Source data:
☆ ☆ ☆

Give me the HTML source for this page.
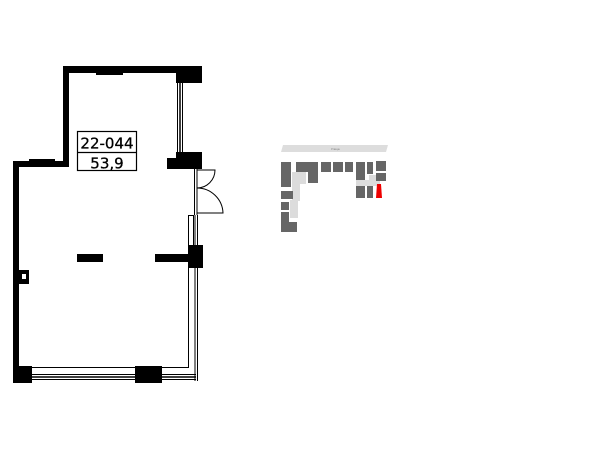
<!DOCTYPE html>
<html><head><style>html,body{margin:0;padding:0;background:#fff}svg{display:block}</style></head>
<body>
<svg width="600" height="450" viewBox="0 0 600 450" xmlns="http://www.w3.org/2000/svg">
<rect width="600" height="450" fill="#fff"/>
<g fill="#000">
<rect x="63" y="66" width="139" height="7"/>
<rect x="96" y="72" width="27" height="3"/>
<rect x="176" y="66" width="26" height="17"/>
<rect x="63" y="66" width="6" height="101"/>
<rect x="13" y="161" width="56" height="6"/>
<rect x="29" y="159" width="26" height="3"/>
<rect x="13" y="161" width="6" height="222"/>
<rect x="19" y="270" width="10" height="14"/>
<rect x="176" y="152" width="26" height="17"/>
<rect x="167" y="158" width="12" height="11"/>
<rect x="77" y="254" width="26" height="8"/>
<rect x="155" y="254" width="48" height="8"/>
<rect x="188" y="245" width="15" height="23"/>
<rect x="13" y="366" width="19" height="17"/>
<rect x="135" y="366" width="27" height="17"/>
</g>
<rect x="22" y="274" width="4" height="5" fill="#fff"/>
<g stroke="#000" fill="none" stroke-width="1">
<line x1="177.5" y1="83" x2="177.5" y2="152"/>
<line x1="180" y1="83" x2="180" y2="152" stroke-width="1.5"/>
<line x1="182.5" y1="83" x2="182.5" y2="152"/>
<line x1="194.5" y1="169" x2="194.5" y2="215"/>
<line x1="197" y1="169" x2="197" y2="215"/>
<path d="M197 170 H215 A18 18 0 0 1 197 188"/>
<path d="M197 188 A26 26 0 0 1 223 213 H197"/>
<rect x="188.5" y="215.5" width="5" height="30"/>
<line x1="195" y1="215" x2="195" y2="381"/>
<line x1="197.5" y1="215" x2="197.5" y2="381"/>
<line x1="188.5" y1="268" x2="188.5" y2="368"/>
<line x1="19" y1="367.5" x2="188" y2="367.5"/>
<line x1="32" y1="374.5" x2="196" y2="374.5"/>
<line x1="32" y1="377" x2="196" y2="377" stroke-width="1.5"/>
<line x1="32" y1="379.5" x2="196" y2="379.5"/>
</g>
<rect x="77.5" y="131.5" width="59" height="39" fill="#fff" stroke="#000" stroke-width="1.2"/>
<line x1="77.5" y1="152.5" x2="136.5" y2="152.5" stroke="#000" stroke-width="1.2"/>
<text x="107" y="148.5" text-anchor="middle" font-family="DejaVu Sans, sans-serif" font-size="15" fill="#000" stroke="#000" stroke-width="0.3">22-044</text>
<text x="107" y="168.5" text-anchor="middle" font-family="DejaVu Sans, sans-serif" font-size="15" fill="#000" stroke="#000" stroke-width="0.3">53,9</text>
<polygon points="283,145 388,145 386,152 281,152" fill="#ddd"/>
<text x="331" y="150" font-family="Liberation Sans, sans-serif" font-size="3" fill="#777">Улица</text>
<g fill="#dcdcdc">
<rect x="292" y="172" width="14" height="12"/>
<rect x="292" y="183" width="8" height="18"/>
<rect x="290" y="200" width="8" height="18"/>
<rect x="356" y="180" width="24" height="6"/>
<rect x="369" y="175" width="8" height="8"/>
</g>
<g fill="#666">
<rect x="281" y="162" width="10" height="25"/>
<rect x="296" y="162" width="12" height="10"/>
<rect x="308" y="162" width="10" height="21"/>
<rect x="321" y="162" width="10" height="10"/>
<rect x="333" y="162" width="10" height="10"/>
<rect x="345" y="162" width="8" height="10"/>
<rect x="356" y="162" width="9" height="18"/>
<rect x="367" y="162" width="6" height="12"/>
<rect x="376" y="161" width="10" height="10"/>
<rect x="376" y="173" width="10" height="8"/>
<rect x="356" y="186" width="9" height="12"/>
<rect x="367" y="186" width="6" height="12"/>
<rect x="281" y="191" width="12" height="8"/>
<rect x="281" y="202" width="8" height="8"/>
<rect x="281" y="212" width="8" height="10"/>
<rect x="281" y="222" width="16" height="10"/>
</g>
<polygon points="377,184 381,184 382,198 376,198" fill="#e00"/>
</svg>
</body></html>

☆ ☆ ☆

To be done: Make an exact copy of the data, leaving its pictures out.

Task response:
Give me the HTML source for this page.
<!DOCTYPE html>
<html><head><style>html,body{margin:0;padding:0;background:#fff}svg{display:block}</style></head>
<body>
<svg width="600" height="450" viewBox="0 0 600 450" xmlns="http://www.w3.org/2000/svg">
<rect width="600" height="450" fill="#fff"/>
<g fill="#000">
<rect x="63" y="66" width="139" height="7"/>
<rect x="96" y="72" width="27" height="3"/>
<rect x="176" y="66" width="26" height="17"/>
<rect x="63" y="66" width="6" height="101"/>
<rect x="13" y="161" width="56" height="6"/>
<rect x="29" y="159" width="26" height="3"/>
<rect x="13" y="161" width="6" height="222"/>
<rect x="19" y="270" width="10" height="14"/>
<rect x="176" y="152" width="26" height="17"/>
<rect x="167" y="158" width="12" height="11"/>
<rect x="77" y="254" width="26" height="8"/>
<rect x="155" y="254" width="48" height="8"/>
<rect x="188" y="245" width="15" height="23"/>
<rect x="13" y="366" width="19" height="17"/>
<rect x="135" y="366" width="27" height="17"/>
</g>
<rect x="22" y="274" width="4" height="5" fill="#fff"/>
<g stroke="#000" fill="none" stroke-width="1">
<line x1="177.5" y1="83" x2="177.5" y2="152"/>
<line x1="180" y1="83" x2="180" y2="152" stroke-width="1.5"/>
<line x1="182.5" y1="83" x2="182.5" y2="152"/>
<line x1="194.5" y1="169" x2="194.5" y2="215"/>
<line x1="197" y1="169" x2="197" y2="215"/>
<path d="M197 170 H215 A18 18 0 0 1 197 188"/>
<path d="M197 188 A26 26 0 0 1 223 213 H197"/>
<rect x="188.5" y="215.5" width="5" height="30"/>
<line x1="195" y1="215" x2="195" y2="381"/>
<line x1="197.5" y1="215" x2="197.5" y2="381"/>
<line x1="188.5" y1="268" x2="188.5" y2="368"/>
<line x1="19" y1="367.5" x2="188" y2="367.5"/>
<line x1="32" y1="374.5" x2="196" y2="374.5"/>
<line x1="32" y1="377" x2="196" y2="377" stroke-width="1.5"/>
<line x1="32" y1="379.5" x2="196" y2="379.5"/>
</g>
<rect x="77.5" y="131.5" width="59" height="39" fill="#fff" stroke="#000" stroke-width="1.2"/>
<line x1="77.5" y1="152.5" x2="136.5" y2="152.5" stroke="#000" stroke-width="1.2"/>
<text x="107" y="148.5" text-anchor="middle" font-family="DejaVu Sans, sans-serif" font-size="15" fill="#000" stroke="#000" stroke-width="0.3">22-044</text>
<text x="107" y="168.5" text-anchor="middle" font-family="DejaVu Sans, sans-serif" font-size="15" fill="#000" stroke="#000" stroke-width="0.3">53,9</text>
<polygon points="283,145 388,145 386,152 281,152" fill="#ddd"/>
<text x="331" y="150" font-family="Liberation Sans, sans-serif" font-size="3" fill="#777">Улица</text>
<g fill="#dcdcdc">
<rect x="292" y="172" width="14" height="12"/>
<rect x="292" y="183" width="8" height="18"/>
<rect x="290" y="200" width="8" height="18"/>
<rect x="356" y="180" width="24" height="6"/>
<rect x="369" y="175" width="8" height="8"/>
</g>
<g fill="#666">
<rect x="281" y="162" width="10" height="25"/>
<rect x="296" y="162" width="12" height="10"/>
<rect x="308" y="162" width="10" height="21"/>
<rect x="321" y="162" width="10" height="10"/>
<rect x="333" y="162" width="10" height="10"/>
<rect x="345" y="162" width="8" height="10"/>
<rect x="356" y="162" width="9" height="18"/>
<rect x="367" y="162" width="6" height="12"/>
<rect x="376" y="161" width="10" height="10"/>
<rect x="376" y="173" width="10" height="8"/>
<rect x="356" y="186" width="9" height="12"/>
<rect x="367" y="186" width="6" height="12"/>
<rect x="281" y="191" width="12" height="8"/>
<rect x="281" y="202" width="8" height="8"/>
<rect x="281" y="212" width="8" height="10"/>
<rect x="281" y="222" width="16" height="10"/>
</g>
<polygon points="377,184 381,184 382,198 376,198" fill="#e00"/>
</svg>
</body></html>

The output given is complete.